What do you call a coal plant on a 2050 grid? “Incredibly expensive insurance”

Hunter valley coal mine.

In its latest New Energy Outlook for Australia, Bloomberg New Energy Finance’s middle path for decarbonisation – the one that aims to align with the Paris climate target of keeping global warming well below 2°C – has some rather unexpected elements.

Alongside 300GW of wind and solar and 74GW of dispatchable capacity in the form of batteries, pumped hydro, hydrogen-fired gas plants, and gas plants paired with carbon capture and storage, there is around 14GW of CCS-paired coal.

Putting aside questions on the cost and viability of CCS technology for now, that’s a whole lot of coal planned for 2050 when the science says we should be shutting down all fossil fuel power plants – starting yesterday.

So what’s it doing in a Net Zero Scenario?

“It is a very controversial technology mix out to 2050, we do recognise that,” report author and head of BloombergNEF in Australia, Leonard Quong says.

“But what we have tried to do here is just to simply look at the least-cost economics – or at least in this case, the least potential cost economics – of technologies as they emerge to get the world to net zero.”

First, however, Quong makes an important clarification: To get to net zero, almost all unabated fossil fuels in Australia’s power mix must pretty much cease operations by the year 2035.

“A few might be operating beyond that point, but really not much at all because of the importance of having a low carbon power supply,” he says.

That said, Australia’s energy system will still need dispatchable technologies well into the future. And while storage technologies from big batteries to pumped hydro will plan a vital role, BNEF sees a role for backup systems.

And in this BNEF scenario, at this point in the energy transition, those back-up systems are coal and gas paired with CCS – “if the technology performs and improves the way we assume,” Quong adds.

That’s a big “if.” According to the Clean Energy Council, every CCS project that has been undertaken so far has resulted in significant delays, massive cost blowouts, and major shortfalls in the promised reduction of pollution.

According to Bruce Robertson, here, the largest carbon capture and storage project in the world so far, Chevron’s more than $3 billion Gorgon plant in Western Australia, underperformed its targets for the first five years of operation by about 50%.

And at the moment, it’s expensive, too. According to Australian Conservation Foundation research, when CCS is attached to coal and gas power stations it is likely to be at least six times more expensive than electricity generated from wind power backed by battery storage.

Presuming the technology does improve, Quong also stresses that a coal and gas plant in 2050 will play a very different role in the market from coal and gas without CCS as it operates today.

“It’s best to think of this as …an expensive, incredibly expensive insurance system for the market,” Quong tells RenewEconomy.

“It’s a game of value, not of volume. Their operational hours are very low in the system overall, but can – if required, during extreme periods of weather events and renewable energy resource supply – play that important function in the system that even enormous amounts of batteries would just struggle to do right now.”

So will they get built?

“From a policy perspective, and from a markets perspective, we could not build them economically today,” Quong says – “the signals simply aren’t there and are unlikely to be there unless there’s a big change in how we operate the Australian market overall.

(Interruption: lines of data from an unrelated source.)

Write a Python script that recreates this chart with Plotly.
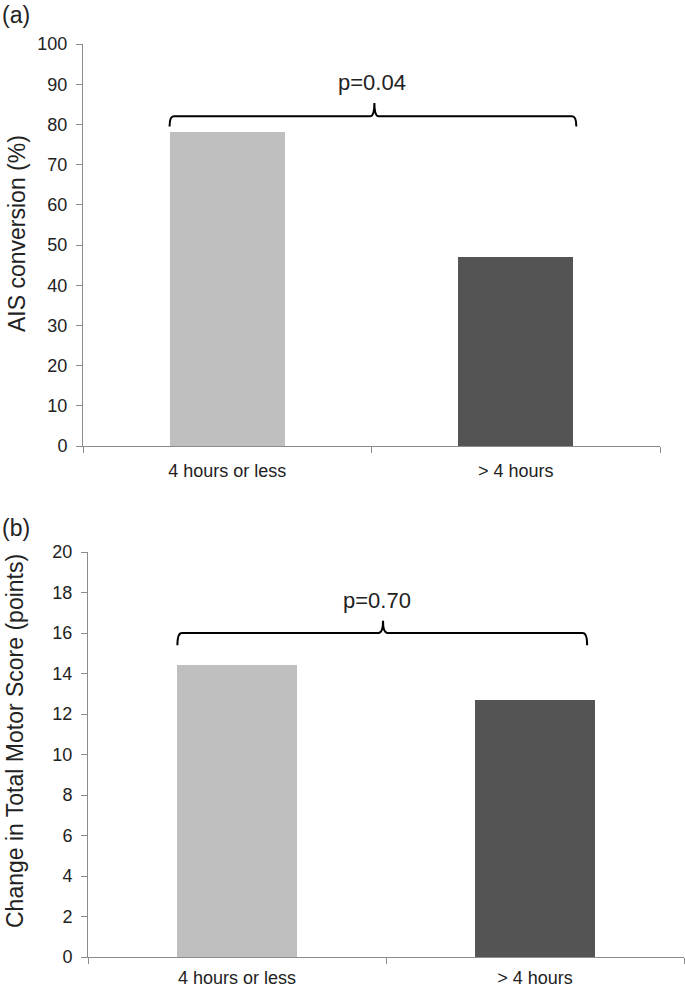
import plotly.graph_objects as go

categories = ["4 hours or less", "> 4 hours"]
ais_conversion = [78, 47]
motor_change = [14.4, 12.7]
bar_colors = ["#bfbfbf", "#545454"]
p_values = ["p=0.04", "p=0.70"]
panel_labels = ["(a)", "(b)"]
y_titles = ["AIS conversion (%)", "Change in Total Motor Score (points)"]

FONT = "Liberation Sans, Arial, sans-serif"
W, H = 685, 990
AX = "#8c8c8c"

fig = go.Figure()
xs = list(range(len(categories)))
fig.add_trace(go.Bar(x=xs, y=ais_conversion, marker=dict(color=bar_colors, line=dict(width=0)),
                     width=0.4, xaxis="x", yaxis="y", showlegend=False))
fig.add_trace(go.Bar(x=xs, y=motor_change, marker=dict(color=bar_colors, line=dict(width=0)),
                     width=0.4, xaxis="x2", yaxis="y2", showlegend=False))

def px_x(p):
    return p / W

def px_y(p):
    return 1 - p / H

xax = dict(range=[-0.5, 1.5], tickvals=xs, ticktext=categories, ticks="", showline=True,
           linecolor=AX, linewidth=1, showgrid=False, zeroline=False,
           tickfont=dict(family=FONT, size=18, color="#222"), fixedrange=True,
           minor=dict(tickvals=[-0.5, 0.5, 1.5], ticks="outside", ticklen=6, tickcolor=AX, tickwidth=1))
yax = dict(showline=True, linecolor=AX, linewidth=1, ticks="outside", ticklen=6, tickcolor=AX,
           showgrid=False, zeroline=False, ticklabelstandoff=5, fixedrange=True,
           tickfont=dict(family=FONT, size=18, color="#222"))

fig.update_layout(
    width=W, height=H, margin=dict(l=0, r=0, t=0, b=0, autoexpand=False),
    paper_bgcolor="white", plot_bgcolor="white", bargap=0,
    xaxis=dict(xax, domain=[px_x(83), px_x(660)], anchor="y", ticklabelstandoff=8),
    yaxis=dict(yax, domain=[px_y(446), px_y(44)], range=[0, 100], dtick=10, anchor="x"),
    xaxis2=dict(xax, domain=[px_x(88), px_x(684)], anchor="y2", ticklabelstandoff=4),
    yaxis2=dict(yax, domain=[px_y(957), px_y(552)], range=[0, 20], dtick=2, anchor="x2"),
)

def brace(xref, yref, x0, x1, xm, yl, ye, yt, dx):
    path = (f"M {x0},{ye} Q {x0},{yl} {x0+dx},{yl} L {xm-dx},{yl} Q {xm},{yl} {xm},{yt} "
            f"Q {xm},{yl} {xm+dx},{yl} L {x1-dx},{yl} Q {x1},{yl} {x1},{ye}")
    fig.add_shape(type="path", path=path, xref=xref, yref=yref, line=dict(color="black", width=2))

brace("x", "y", -0.2, 1.21, 0.51, 82, 79.5, 85.3, 0.015)
brace("x2", "y2", -0.2, 1.175, 0.49, 16, 15.4, 16.6, 0.015)

fig.add_annotation(x=0.5, y=90.3, xref="x", yref="y", text=p_values[0], showarrow=False,
                   xanchor="center", yanchor="middle",
                   font=dict(family=FONT, size=22, color="#222"))
fig.add_annotation(x=0.47, y=17.6, xref="x2", yref="y2", text=p_values[1], showarrow=False,
                   xanchor="center", yanchor="middle",
                   font=dict(family=FONT, size=22, color="#222"))

for lab, yc in zip(panel_labels, [15, 528]):
    fig.add_annotation(x=px_x(0), y=px_y(yc), xref="paper", yref="paper", xanchor="left",
                       yanchor="middle", text=lab, showarrow=False,
                       font=dict(family=FONT, size=23, color="#222"))

for t, xc, yc in zip(y_titles, [17, 15], [234, 741]):
    fig.add_annotation(x=px_x(xc), y=px_y(yc), xref="paper", yref="paper", text=t, textangle=-90,
                       xanchor="center", yanchor="middle", showarrow=False,
                       font=dict(family=FONT, size=23, color="#222"))

fig.write_html("out.html", config={"displayModeBar": False},
               post_script="document.body.style.margin='0';")
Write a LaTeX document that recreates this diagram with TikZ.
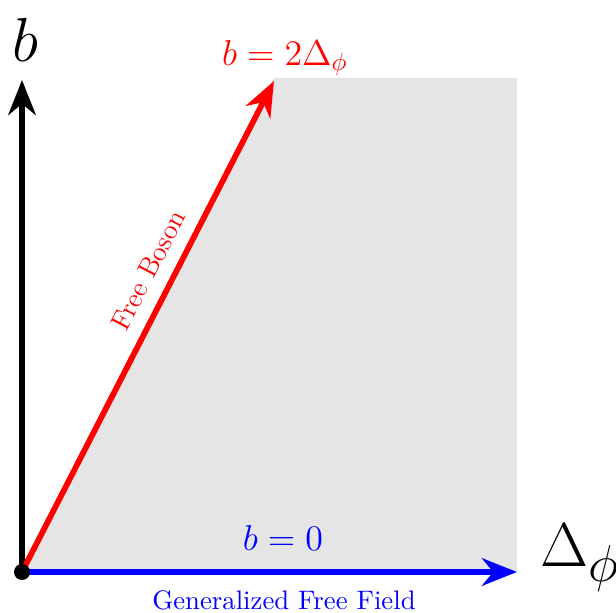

“And so if that doesn’t change over time, alternative technologies, or even alternative system are likely to have to play that role.

“But what we do know is that that last mile of decarbonisation is absolutely the hardest and absolutely the most expensive.

“And so other things could fill the gap, but that depends ultimately on the policymakers and the designers and the investors in the system in the years ahead.”